“The Brain That Wouldn’t Die” Deserves to Live!
by C.E. Gerber and Marybeth Irons
Let’s cut to the chase: it’s really good! How often does one attend a musical comedy that is not only musically interesting but also entertaining and genuinely funny? Unfortunately the answer is: far less often than the ads want us to believe. Luckily that is far from the case with Elizabeth Gelman and Tom Sivak’s engaging and clever entry in the New York Musical Theater Festival, “The Brain That Wouldn’t Die! In 3-D!!!”

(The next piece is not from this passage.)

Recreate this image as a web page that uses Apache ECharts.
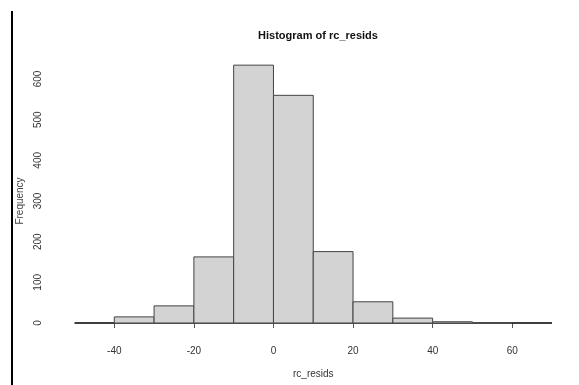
<!DOCTYPE html>
<html>
<head>
<meta charset="utf-8">
<script src="https://cdn.jsdelivr.net/npm/echarts@6/dist/echarts.min.js"></script>
<style>
  html, body { margin: 0; padding: 0; background: #fff; }
  #chart { width: 579px; height: 385px; }
</style>
</head>
<body>
<div id="chart"></div>
<script>
// histogram bins (break edges) and counts
var breaks = [-50, -40, -30, -20, -10, 0, 10, 20, 30, 40, 50, 60, 70];
var counts = [0, 15, 42, 162, 632, 558, 175, 52, 12, 3, 1, 0];
var xTicks = [-40, -20, 0, 20, 40, 60];
var yTicks = [0, 100, 200, 300, 400, 500, 600];

var binData = [];
for (var i = 0; i < counts.length; i++) {
  binData.push([breaks[i], breaks[i + 1], counts[i]]);
}

var chart = echarts.init(document.getElementById('chart'));
var font = 'Liberation Sans, Arial, sans-serif';

var option = {
  animation: false,
  title: {
    text: 'Histogram of rc_resids',
    left: 313,
    top: 25,
    textAlign: 'center',
    textStyle: { fontFamily: font, fontSize: 11, fontWeight: 'bold', color: '#111' }
  },
  grid: [
    // plotting region (hidden scales)
    { left: 74.5, right: 27, top: 57.8, bottom: 62, containLabel: false },
    // R-style axes, offset from the plot
    { left: 114.3, right: 66.7, top: 79, bottom: 62, containLabel: false }
  ],
  xAxis: [
    {
      gridIndex: 0, type: 'value', min: breaks[0], max: breaks[breaks.length - 1],
      show: false
    },
    {
      gridIndex: 1, type: 'value', min: xTicks[0], max: xTicks[xTicks.length - 1],
      interval: 20, position: 'bottom', offset: 11,
      name: 'rc_resids', nameLocation: 'middle', nameGap: 35,
      nameTextStyle: { fontFamily: font, fontSize: 10, color: '#333' },
      axisLine: { lineStyle: { color: '#555', width: 1 } },
      axisTick: { length: 5, lineStyle: { color: '#555' } },
      axisLabel: { fontFamily: font, fontSize: 10, color: '#333', margin: 12 },
      splitLine: { show: false }
    }
  ],
  yAxis: [
    {
      gridIndex: 0, type: 'value', min: 0, max: 650, show: false
    },
    {
      gridIndex: 1, type: 'value', min: yTicks[0], max: yTicks[yTicks.length - 1],
      interval: 100, position: 'left', offset: 59.3,
      name: 'Frequency', nameLocation: 'middle', nameGap: 30, nameRotate: 90,
      nameTextStyle: { fontFamily: font, fontSize: 10, color: '#444' },
      axisLine: { show: true, lineStyle: { color: '#555', width: 1 } },
      axisTick: { show: true, length: 5, lineStyle: { color: '#555' } },
      axisLabel: { fontFamily: font, fontSize: 10, color: '#333', rotate: 90, margin: 12 },
      splitLine: { show: false }
    }
  ],
  graphic: [
    {
      type: 'line',
      shape: { x1: 12, y1: 11, x2: 12, y2: 385 },
      style: { stroke: '#000', lineWidth: 2 }
    }
  ],
  series: [
    {
      type: 'custom',
      xAxisIndex: 0,
      yAxisIndex: 0,
      data: binData,
      encode: { x: [0, 1], y: 2 },
      renderItem: function (params, api) {
        var p0 = api.coord([api.value(0), api.value(2)]);
        var p1 = api.coord([api.value(1), 0]);
        var zero = api.value(2) === 0;
        return {
          type: 'rect',
          shape: { x: p0[0], y: p0[1], width: p1[0] - p0[0], height: p1[1] - p0[1] },
          style: {
            fill: '#d3d3d3',
            stroke: zero ? '#000' : '#444',
            lineWidth: zero ? 1.5 : 1
          }
        };
      }
    }
  ]
};

chart.setOption(option);
</script>
</body>
</html>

A first-rate ensemble cast performs a first-rate parody of what is purported to be the world’s most execrable exercise in filmmaking (a movie of same name). Composer Tom Sivak’s music captures the several flavors and moods of the 50s-60s top 40, and always with wit and imagination. The score featured clever musical quotes, ranging from Chopin-esque arrangements to direct lifts from the theme song of “Leave it to Beaver”.
Lyrics by Gelman and Sivak sparkled with smart camp, with lines like “my medulla oblongata is working harder than it oughtta” and song titles such as “The Brain That Wouldn’t Die-Yi!” Both of course refer to the highly perverted plot of experimental transplantation, which the reader can only imagine in their worst and funniest nightmares.
More than an honorable mention must be made of all six performers on the stage. Liz Baltes, Stephen R. Buntrock, Taryn Darr, Jamie Jackson, Brian Charles Rooney and Kathy Voytko each tell their part of this horror story with style: great singing and fast-paced delivery with great comic timing and more than a little panache. Musical director Annbritt duChateau, director Tim Drucker and choreographer J. Austin Eyer work together to create some wonderfully funny, and sometimes totally absurd, moments set to the right musical tones.
The “3-D” tag on the title turns out to be a great stylistic choice as well. We are promised the finale will be in 3-D, and so it is clear from the top that our tone is tongue-in-cheek. Prop design is cleverly all in 2-D, lending visual cheese to match the comedy in the script and staging.
“The Brain That Wouldn’t Die! In 3-D!!!” surely deserves a longer life here in New York. We only hope it doesn’t lose it’s 2-D charm!